Very brief update, in case anyone in the future stumbles across this thread. The the demo-work was performed with a masonry-blade in my Sawzall and my cheapo-angle grinder with a 4.5" masonry cutting wheel. The grinder wasn't large enough to make a full-cut. But was handy at creating scoring cuts to get the sawzall started, and creating a cut-line that didn't become obscured with brick dust. Though it did throw far more dust than the saw.

All things considered, buying a large 9" or so grinder from Harbor Freight ($65 before coupons) might have been easier on the muscles than a reciprocating saw, but we managed. Tenting around with old bed-sheets helped keep dust down, but there was expected cleanup afterwards.

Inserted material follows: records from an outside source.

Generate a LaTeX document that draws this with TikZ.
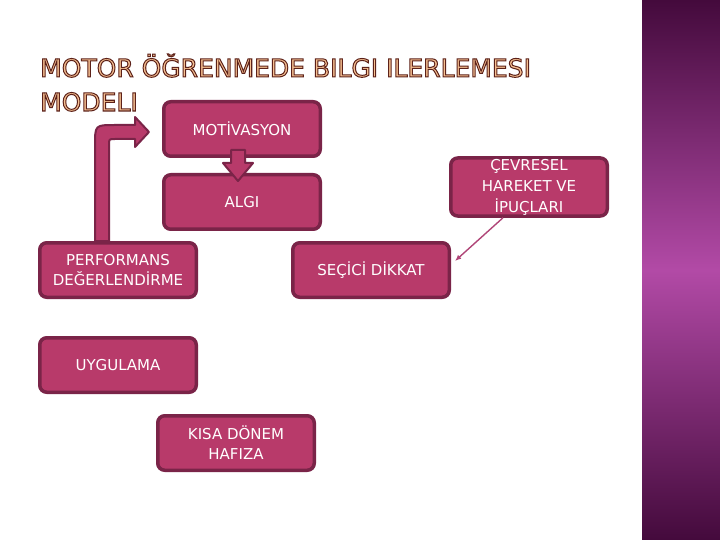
\documentclass[tikz,border=0pt]{standalone}
\usepackage{fontspec}
\setmainfont{DejaVu Sans}
\usetikzlibrary{arrows.meta,positioning}

\definecolor{boxfill}{RGB}{184,58,106}
\definecolor{boxline}{RGB}{122,36,72}
\definecolor{titlefill}{RGB}{246,192,146}
\definecolor{cuecol}{RGB}{176,70,120}
\definecolor{bartop}{RGB}{68,10,60}
\definecolor{barmid}{RGB}{178,74,166}
\newcommand{\outlined}[1]{\color{titlefill}\special{pdf:literal direct 2 Tr 1 w 0.36 0.13 0.10 RG}#1\special{pdf:literal direct 0 Tr}}

\begin{document}
\begin{tikzpicture}[x=1pt, y=-1pt,
  box/.style={draw=boxline, fill=boxfill, line width=3.5pt, rounded corners=7pt, align=center,
    minimum width=156.5pt, minimum height=54.5pt, inner sep=2pt, text=white,
    font=\fontsize{15}{20}\selectfont},
  titletext/.style={inner sep=0pt, anchor=base west, font=\fontsize{25}{30}\selectfont},
  blockar/.style={fill=boxfill, draw=boxline, line width=2pt, line join=round},
  cue/.style={-{Latex[length=2.2mm, width=1.8mm]}, draw=cuecol, line width=1.4pt}]

\useasboundingbox (0,0) rectangle (720,540);
\fill[white] (0,0) rectangle (720,540);
\shade[top color=bartop, bottom color=bartop, middle color=barmid] (642,0) rectangle (720,540);

\node[titletext] (title1) at (40,77) {\outlined{MOTOR ÖĞRENMEDE BILGI ILERLEMESI}};
\node[titletext] (title2) at (40,111) {\outlined{MODELI}};

\node[box] (mot) at (242,129) {MOTİVASYON};
\node[box, below=15pt of mot] (alg) {ALGI};
\node[box, right=127pt of alg, yshift=15pt, inner sep=1pt, font=\fontsize{15}{21}\selectfont] (cev) {ÇEVRESEL\\HAREKET VE\\İPUÇLARI};
\node[box] (perf) at (118,270) {PERFORMANS\\DEĞERLENDİRME};
\node[box, right=93pt of perf] (sec) {SEÇİCİ DİKKAT};
\node[box, below=37pt of perf] (uyg) {UYGULAMA};
\node[box, below=20pt of uyg, xshift=118pt] (kisa) {KISA DÖNEM\\HAFIZA};

\begin{scope}[shift={(mot.south)}]
  \draw[blockar] (-11,-8) -- (3,-8) -- (3,5) -- (11,5) -- (-4,23) -- (-19,5) -- (-11,5) -- cycle;
\end{scope}

\begin{scope}[shift={(perf.north)}]
  \draw[blockar] (-23,0) -- (-23,-95.5) .. controls (-23,-116) .. (-3,-116) -- (17,-116)
    -- (17,-124) -- (31,-109) -- (17,-94) -- (17,-102) -- (-3,-102)
    .. controls (-9,-102) .. (-9,-96) -- (-9,0) -- cycle;
\end{scope}

\coordinate (hint) at (455,261);
\draw[cue] ([xshift=-26pt]cev.south) -- (hint);
\end{tikzpicture}
\end{document}
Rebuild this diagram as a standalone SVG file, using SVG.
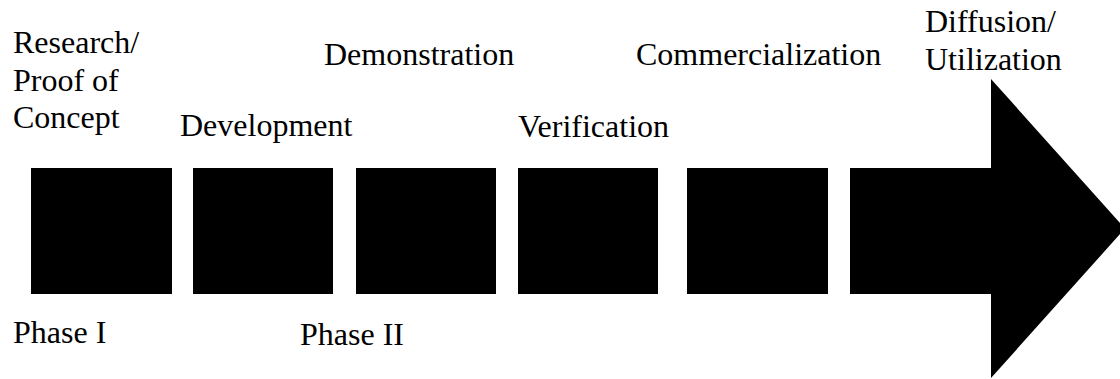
<svg xmlns="http://www.w3.org/2000/svg" width="1120" height="379" viewBox="0 0 1120 379">
<style>
.lbl{font-family:'Times New Roman','Liberation Serif','DejaVu Serif',serif;font-size:32px;fill:#000}
.blk{fill:#000}
</style>
<rect width="1120" height="379" fill="#fff"/>
<g id="box1"><rect class="blk" x="31" y="168" width="141" height="126"/></g>
<g id="box2"><rect class="blk" x="193" y="168" width="140" height="126"/></g>
<g id="box3"><rect class="blk" x="356" y="168" width="140" height="126"/></g>
<g id="box4"><rect class="blk" x="518" y="168" width="140" height="126"/></g>
<g id="box5"><rect class="blk" x="687" y="168" width="141" height="126"/></g>
<g id="arrow"><polygon class="blk" points="850,168 991,168 991,79 1125,228.5 991,378 991,294 850,294"/></g>
<g id="connectors"></g>
<g id="labels">
<text class="lbl" x="13" y="53">Research/</text>
<text class="lbl" x="13" y="91">Proof of</text>
<text class="lbl" x="13" y="128">Concept</text>
<text class="lbl" x="180" y="136">Development</text>
<text class="lbl" x="324" y="65">Demonstration</text>
<text class="lbl" x="518" y="137">Verification</text>
<text class="lbl" x="636" y="65">Commercialization</text>
<text class="lbl" x="925" y="32">Diffusion/</text>
<text class="lbl" x="925" y="70">Utilization</text>
<text class="lbl" x="13" y="343">Phase I</text>
<text class="lbl" x="300" y="345">Phase II</text>
</g>
</svg>
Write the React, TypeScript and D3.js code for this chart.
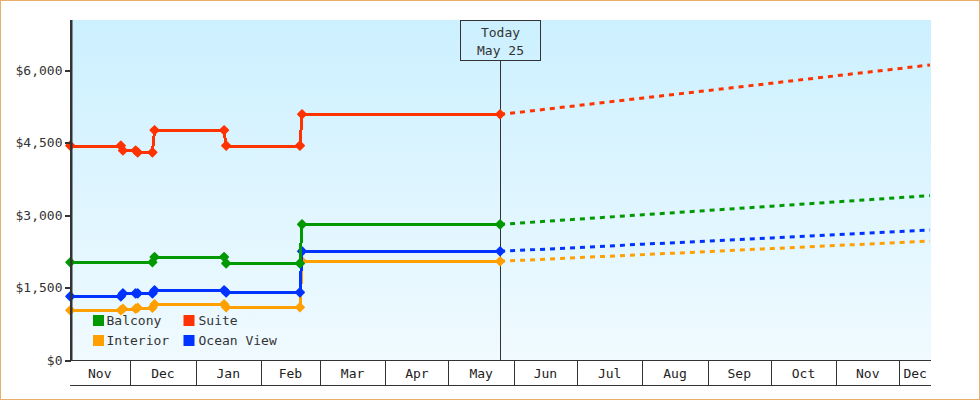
import React from 'react';
import * as d3 from 'd3';

const width = 980;
const height = 400;

const suiteDates = ['2018-11-02', '2018-11-26', '2018-11-27', '2018-12-03', '2018-12-04', '2018-12-11', '2018-12-12', '2019-01-14', '2019-01-15', '2019-02-19', '2019-02-20', '2019-05-25'];
const balconyDates = ['2018-11-02', '2018-12-11', '2018-12-12', '2019-01-14', '2019-01-15', '2019-02-19', '2019-02-20', '2019-05-25'];
const forecastDates = ['2019-05-25', '2019-06-01', '2019-07-01', '2019-08-01', '2019-09-01', '2019-10-01', '2019-11-01', '2019-12-01', '2019-12-15'];

const suiteValues = [4450, 4450, 4350, 4350, 4310, 4310, 4770, 4770, 4450, 4450, 5100, 5100];
const balconyValues = [2036, 2036, 2146, 2146, 2015, 2015, 2822, 2822];
const oceanValues = [1332, 1332, 1394, 1394, 1394, 1394, 1457, 1457, 1415, 1415, 2264, 2264];
const interiorValues = [1043, 1043, 1076, 1076, 1095, 1095, 1167, 1167, 1105, 1105, 2057, 2057];

const suiteForecast = [5100, 5130, 5281, 5437, 5592, 5743, 5899, 6048, 6120];
const balconyForecast = [2822, 2841, 2930, 3021, 3110, 3197, 3288, 3375, 3416];
const oceanForecast = [2264, 2278, 2342, 2411, 2477, 2541, 2608, 2674, 2705];
const interiorForecast = [2057, 2071, 2133, 2195, 2259, 2321, 2385, 2445, 2477];

const yTicks = [0, 1500, 3000, 4500, 6000];
const startDate = '2018-11-02';
const endDate = '2019-12-16';
const todayDate = '2019-05-25';

const font = '"DejaVu Sans Mono", monospace';
const ink = '#333333';

// axis edges sit on midnight, the marks on the middle of their day
const parseDay = (s: string) => new Date(`${s}T00:00:00Z`);
const parseMark = (s: string) => new Date(`${s}T12:00:00Z`);

const x = d3.scaleUtc().domain([parseDay(startDate), parseDay(endDate)]).range([69.2, 931]);
const y = d3.scaleLinear().domain([0, 7050]).range([360.7, 20]);

const dollars = (v: number) => (v === 0 ? '$0' : d3.format('$,')(v));

// drawn bottom to top, same order as the overlaps in the picture
const series = [
  { name: 'Interior', color: '#ffa000', dates: suiteDates, values: interiorValues, forecast: interiorForecast },
  { name: 'Ocean View', color: '#0033ff', dates: suiteDates, values: oceanValues, forecast: oceanForecast },
  { name: 'Balcony', color: '#009900', dates: balconyDates, values: balconyValues, forecast: balconyForecast },
  { name: 'Suite', color: '#ff3300', dates: suiteDates, values: suiteValues, forecast: suiteForecast },
];

const legendRows = [
  { name: 'Balcony', col: 0, row: 0 },
  { name: 'Suite', col: 1, row: 0 },
  { name: 'Interior', col: 0, row: 1 },
  { name: 'Ocean View', col: 1, row: 1 },
];

const stepLine = d3
  .line<[string, number]>()
  .x((d) => x(parseMark(d[0])))
  .y((d) => Math.round(y(d[1])) + 0.5);

const dashLine = d3
  .line<[string, number]>()
  .x((d) => x(parseMark(d[0])))
  .y((d) => y(d[1]));

const marker = d3.symbol().type(d3.symbolSquare).size(36)() as string;

const monthStarts = d3.utcMonth.range(parseDay(startDate), parseDay(endDate));
const monthEdges = [parseDay(startDate), ...monthStarts, parseDay(endDate)];

export default function App() {
  const todayX = Math.floor(x(parseMark(todayDate))) + 0.5;

  return (
    <svg
      width={width}
      height={height}
      style={{ position: 'absolute', left: 0, top: 0, background: '#fff' }}
      fontFamily={font}
      fontSize={13}
    >
      <defs>
        <linearGradient id="plotBg" x1="0" y1="0" x2="0" y2="1">
          <stop offset="0" stopColor="#ccf0ff" />
          <stop offset="1" stopColor="#f0faff" />
        </linearGradient>
      </defs>

      <rect x={0.5} y={0.5} width={979} height={399} fill="none" stroke="#e9ad6c" />
      <rect x={72} y={20} width={859} height={340} fill="url(#plotBg)" />

      {/* today marker */}
      <rect x={todayX - 40} y={20.5} width={80} height={40} fill="none" stroke={ink} shapeRendering="crispEdges" />
      <line x1={todayX} x2={todayX} y1={60} y2={360} stroke={ink} shapeRendering="crispEdges" />
      <text x={todayX} y={36.5} textAnchor="middle" fill={ink}>Today</text>
      <text x={todayX} y={55} textAnchor="middle" fill={ink}>May 25</text>

      {/* series */}
      {series.map((s) => (
        <g key={s.name}>
          <path
            d={dashLine(s.forecast.map((v, i) => [forecastDates[i], v] as [string, number])) as string}
            fill="none"
            stroke={s.color}
            strokeWidth={3}
            strokeDasharray="5,5"
          />
          <path
            d={stepLine(s.values.map((v, i) => [s.dates[i], v] as [string, number])) as string}
            fill="none"
            stroke={s.color}
            strokeWidth={3}
            shapeRendering="crispEdges"
          />
          {s.values.map((v, i) => (
            <path
              key={s.dates[i]}
              d={marker}
              transform={`translate(${x(parseMark(s.dates[i]))},${y(v)}) rotate(45)`}
              fill={s.color}
              stroke={s.color}
              strokeWidth={1.6}
              strokeLinejoin="round"
            />
          ))}
        </g>
      ))}

      {/* y axis */}
      <rect x={70} y={20} width={2.5} height={341} fill={ink} />
      {yTicks.map((t) => (
        <g key={t}>
          <rect x={65} y={Math.round(y(t)) - 1} width={6} height={2} fill={ink} />
          <text x={62.5} y={Math.round(y(t)) + 4} textAnchor="end" fill={ink}>{dollars(t)}</text>
        </g>
      ))}

      {/* month band */}
      <line x1={70} x2={931} y1={360.5} y2={360.5} stroke={ink} shapeRendering="crispEdges" />
      <line x1={70} x2={931} y1={385.5} y2={385.5} stroke={ink} shapeRendering="crispEdges" />
      {monthEdges.slice(0, -1).map((d, i) => {
        const x0 = x(d);
        const x1 = x(monthEdges[i + 1]);
        const edge = Math.floor(x0 + 0.38) + 0.5;
        return (
          <g key={d.toISOString()}>
            {i > 0 && <line x1={edge} x2={edge} y1={361} y2={385} stroke={ink} shapeRendering="crispEdges" />}
            <text x={(x0 + x1) / 2} y={378} textAnchor="middle" fill="#222">{d3.utcFormat('%b')(d)}</text>
          </g>
        );
      })}

      {/* legend */}
      {legendRows.map((l) => {
        const color = series.find((s) => s.name === l.name)?.color;
        const lx = 93 + l.col * 90.5;
        const ly = 315 + l.row * 20;
        return (
          <g key={l.name}>
            <rect x={lx} y={ly} width={11} height={11} fill={color} />
            <text x={lx + 13.5 + l.col * 1.5} y={ly + 10} fill={ink}>{l.name}</text>
          </g>
        );
      })}
    </svg>
  );
}
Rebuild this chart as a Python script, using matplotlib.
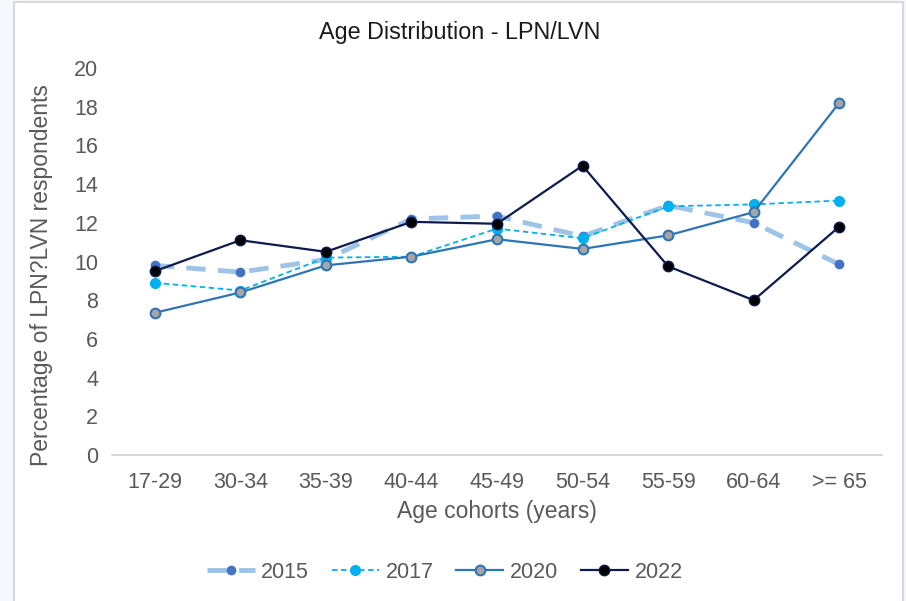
import matplotlib
matplotlib.use("Agg")
import matplotlib.pyplot as plt
from matplotlib.patches import Rectangle

plt.rcParams['font.family'] = ['Liberation Sans', 'DejaVu Sans']

# data
cohorts = ['17-29', '30-34', '35-39', '40-44', '45-49', '50-54', '55-59', '60-64', '>= 65']
y2015 = [9.8, 9.45, 10.1, 12.2, 12.35, 11.3, 12.9, 12.0, 9.85]
y2017 = [8.9, 8.5, 10.2, 10.25, 11.7, 11.2, 12.85, 12.95, 13.15]
y2020 = [7.35, 8.4, 9.8, 10.25, 11.15, 10.65, 11.35, 12.55, 18.2]
y2022 = [9.5, 11.1, 10.5, 12.05, 11.95, 14.95, 9.75, 8.0, 11.8]
yticks = [0, 2, 4, 6, 8, 10, 12, 14, 16, 18, 20]

grey = '#595959'

fig = plt.figure(figsize=(9.06, 6.01), dpi=100)
fig.patch.set_facecolor('#f5f9fd')
# white chart panel with light border
fig.patches.append(Rectangle((14 / 906, -0.01), 889 / 906, 1 - 2 / 601 + 0.01,
                             transform=fig.transFigure, facecolor='white',
                             edgecolor='#d9d9d9', linewidth=1.5, zorder=-5))

ax = fig.add_axes([112 / 906, 1 - 455 / 601, 770 / 906, 387 / 601])
ax.set_zorder(1)
ax.set_facecolor('white')
x = list(range(len(cohorts)))

ax.plot(x, y2015, color='#9dc3e6', lw=3.5, ls=(0, (4, 2.5)), marker='o', ms=6,
        mfc='#4472c4', mec='#4472c4', label='2015', zorder=2)
ax.plot(x, y2017, color='#00b0f0', lw=1.3, ls=(0, (3, 2)), marker='o', ms=7,
        mfc='#00b0f0', mec='#00b0f0', label='2017', zorder=3)
ax.plot(x, y2020, color='#2e75b6', lw=1.6, marker='o', ms=7,
        mfc='#a5a5a5', mec='#2e75b6', mew=1.5, label='2020', zorder=4)
ax.plot(x, y2022, color='#0d1b4f', lw=1.6, marker='o', ms=7.5,
        mfc='#000000', mec='#0d1b4f', label='2022', zorder=5)

ax.set_xlim(-0.5, len(cohorts) - 0.5)
ax.set_ylim(0, 20)
ax.set_yticks(yticks)
ax.set_xticks(x)
ax.set_xticklabels(cohorts)
ax.tick_params(axis='both', length=0, labelsize=15.5, colors=grey)
ax.tick_params(axis='x', pad=12)
ax.tick_params(axis='y', pad=10)
for s in ['top', 'right', 'left']:
    ax.spines[s].set_visible(False)
ax.spines['bottom'].set_color('#d0d0d0')
ax.spines['bottom'].set_linewidth(1.2)

ax.set_xlabel('Age cohorts (years)', fontsize=16.5, color=grey, labelpad=5)
ax.set_ylabel('Percentage of LPN?LVN respondents', fontsize=16.5, color=grey)
ax.yaxis.set_label_coords(-0.077, 0.465)
fig.text(460 / 906, 1 - 32 / 601, 'Age Distribution - LPN/LVN', fontsize=16.8,
         color='#1a1a1a', ha='center', va='center')

leg = ax.legend(loc='center', bbox_to_anchor=(445 / 906, 1 - 572 / 601),
                bbox_transform=fig.transFigure, ncol=4, frameon=False,
                fontsize=15.5, handlelength=2.2, columnspacing=1.05, handletextpad=0.3)
for t in leg.get_texts():
    t.set_color(grey)

fig.savefig('out.png', dpi=100, facecolor=fig.get_facecolor())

Anyway, no problems. Tenting and cleanup took longer than cutting itself. I'll likely pop back in for a final update after the install is completed next week. Thanks again, everyone.

hcXfmdC.jpg
 
Nice job. And interested to see how that insert works. First I have heard of'em.
 
Just looked at the website. It appears that Country Stove has a new name.
 
Just looked at the website. It appears that Country Stove has a new name.
Yes, the old Lennox lines are now owned by IHP. Country stoves are now under IHP IronStrike. The BIS Traditions ->Lennox Montecito is now under the IHP astria brand.
 
I can't figure out why Lennox buys stove companies. The always turn around and sell'em.